El enemigo no es un abstracto “blanco”, descendiente sin culpa de algún lejano conquistador español o inmigrante italiano, sino el imperialismo y la oligarquía. La prédica del indigenismo, velando la contradicción principal, ayuda a perpetuar la vigencia de un sistema injusto, dirige sus flechas a un enemigo imaginario (pues los verdaderos y crueles conquistadores murieron hace varios siglos) e introduce a la par de la triste balcanización territorial que ya padecemos una nueva división y un nuevo enfrentamiento entre las etnias que componen el pueblo latinoamericano. Esto no lo comprenden los indigenistas manipulados por los intereses de la gran burguesía norteamericana ni los hispanistas extremos, que le hacen el juego a la penetración del imperialismo europeo del Mercado Común disimulados tras ese mascarón de proa que es el tándem Juan Carlos Borbón – Social Democracia española.
De manera que nosotros, latinoamericanos, productos de una secular fusión de blancos, negros e indios, “raza cósmica”, al decir de Vasconcellos, que las resume a todas en un pueblo nuevo, nada tenemos que hacer con hispanistas o indigenistas. Somos latinoamericanos y estamos por encima de la querella de ambos grupos, nostálgicos de una época buena para unos, terrible para otros, que los siglos clausuraron.
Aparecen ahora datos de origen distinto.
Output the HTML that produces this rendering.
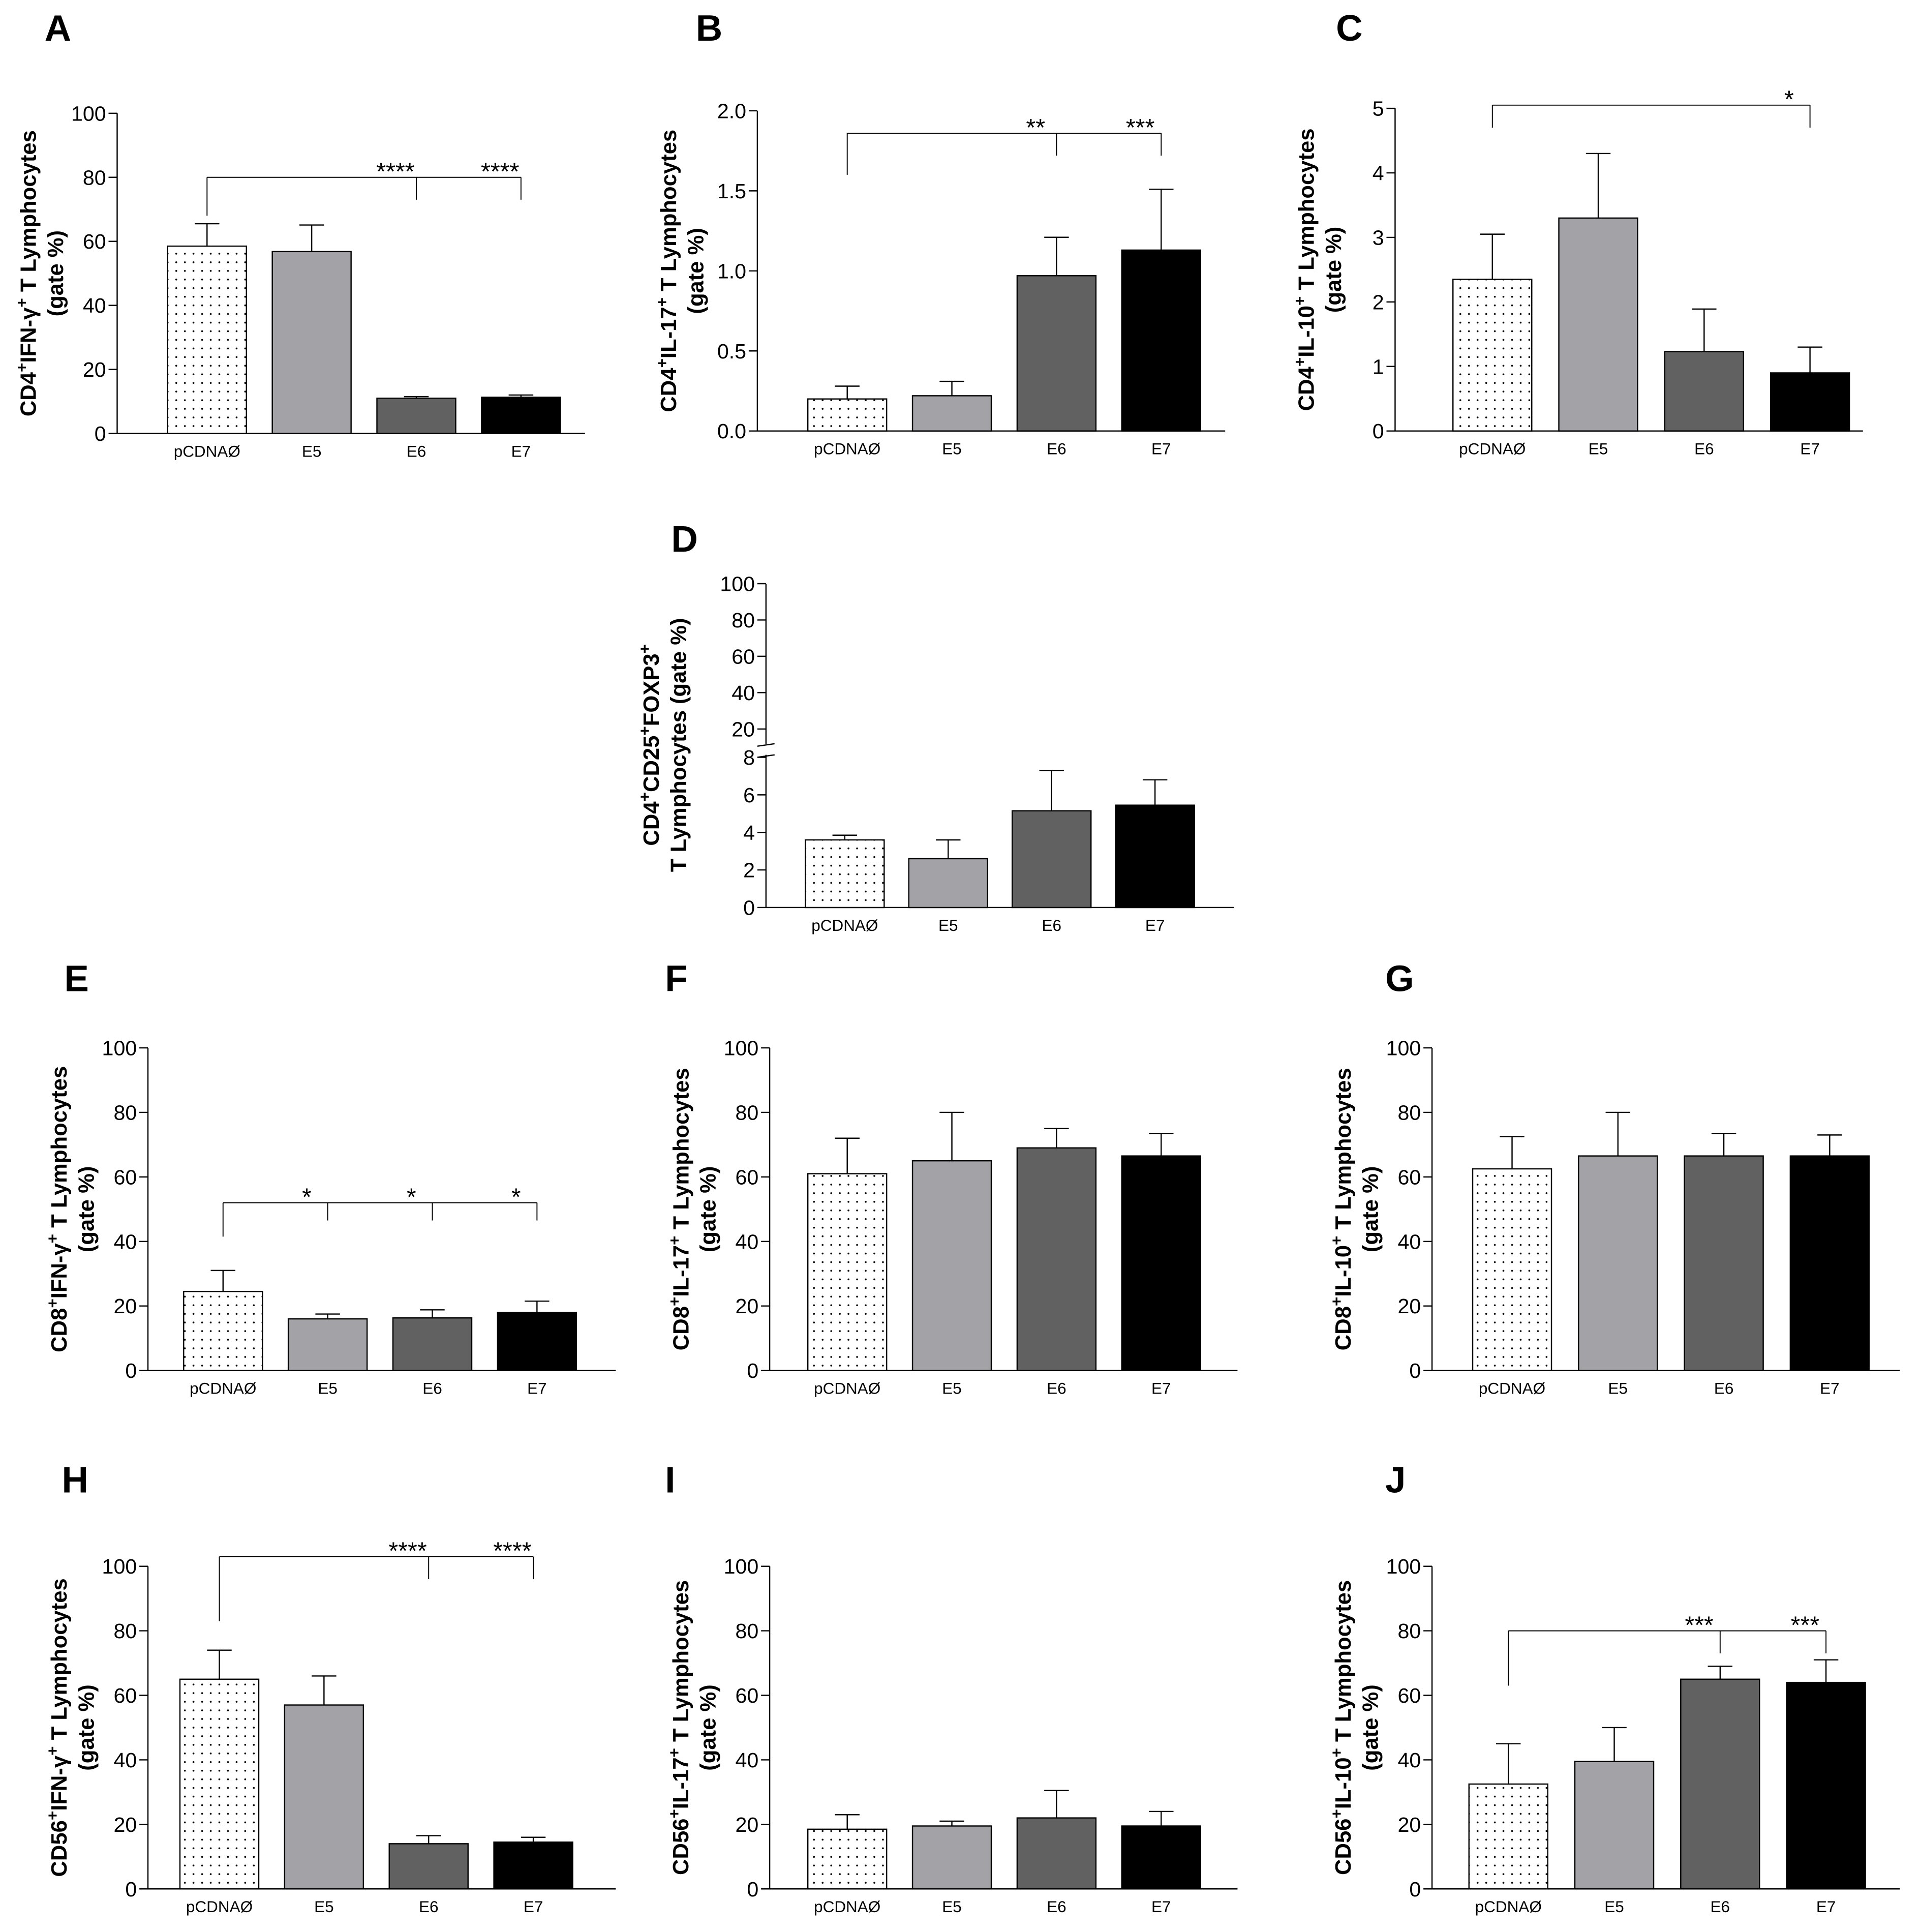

Los efectos nefastos de esa época no serán borrados por estériles enfrentamientos en el seno de los pueblos, sino por su acción política solidaria y racional.
Como ya lo dijo perspicazmente Bolívar en su célebre Discurso de Bacaramanga “no somos indios ni somos europeos”. Somos latinoamericanos, y como tales, tanto la corriente hispanista como la indigenista, con sus verdades parciales, nos son esencialmente ajenas. ¡Ni Hispanismo ni Indigenismo: Latinoamericanismo!.
Tal es la consigna.

Córdoba, 16 de setiembre de 1992.
Roberto A. Ferrero
Miembro de Número de la Junta Provincial de Historia de Córdoba.